Çok doğru bir saptama…
Sayın Bahçeli’nin, İçişleri Bakanı’nın “yazarlar ve
aydınlar” diye bir araya topladığı gazeteci ve
akademisyenler tanımlaması da yerine oturdu:
“12 kötü adam! Kürt sorununu ABD ve AB
etkisiyle başımıza bela eden iktidara destek için her
gün köşelerinde, her akşam ekranlarda destek veren sözde
aydınlar!”
Malum Koro’yu işaret etti MHP lideri. Din
simsarlarını, sözde aydınları, dönek Marksist ve
Maocuları, asker düşmanlarını, liboşları ve
tarikatçıları.
Bunlar Devletin Televizyonu’nda, özel TV
ekranlarında boy gösteriyorlar. Zaten AKP ve tarikat
yanlısı işadamları Devlet Bankası kredisi ya da nereden,
nasıl elde edildiği bilinmeyen deve yükü parayla medyaya
hâkim olmadılar mı? Adamlar sanki AB’nin gönüllü
askerleri, ne istenirse yazıyorlar, ne istenirse
söylüyorlar. Onlar için Türk Milleti ve Türk Devleti
önemli değil ki… Bu vatan bölünse de olur, bölünmese de…
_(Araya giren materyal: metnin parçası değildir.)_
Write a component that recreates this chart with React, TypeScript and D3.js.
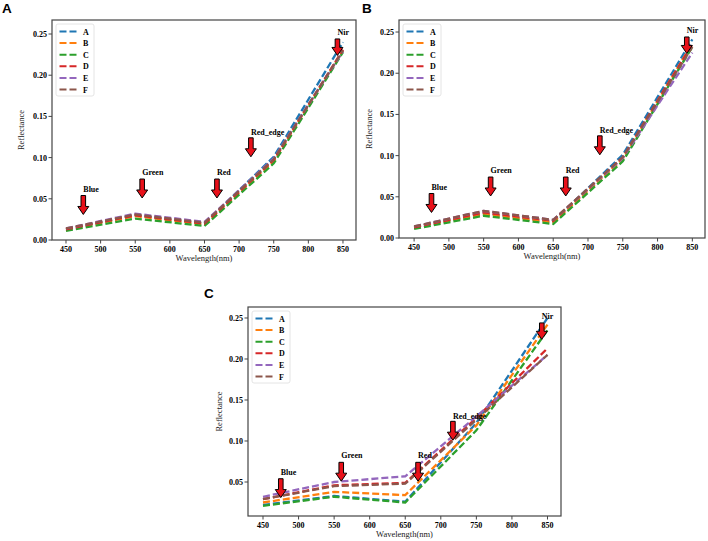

Kursağına haram girmemiş, Atatürkçü
yurtsever gazeteci ve yazarlar nerede derseniz? Onlar
işsiz ya da yetkisiz. Ergenekoncu ya onlar!
Türkiye’yi uçuruma sürükleyen Başbakan
ne diyor? “Gölge etmeyin…” Anlaşılan
bilmediğimiz, anlamadığımız, açıklanmayan, anlatılmayan
“Açılım” a gölge etmememizi istiyor.
Peki nedir bu; “Açılım” mı yoksa “Saçılım” mı?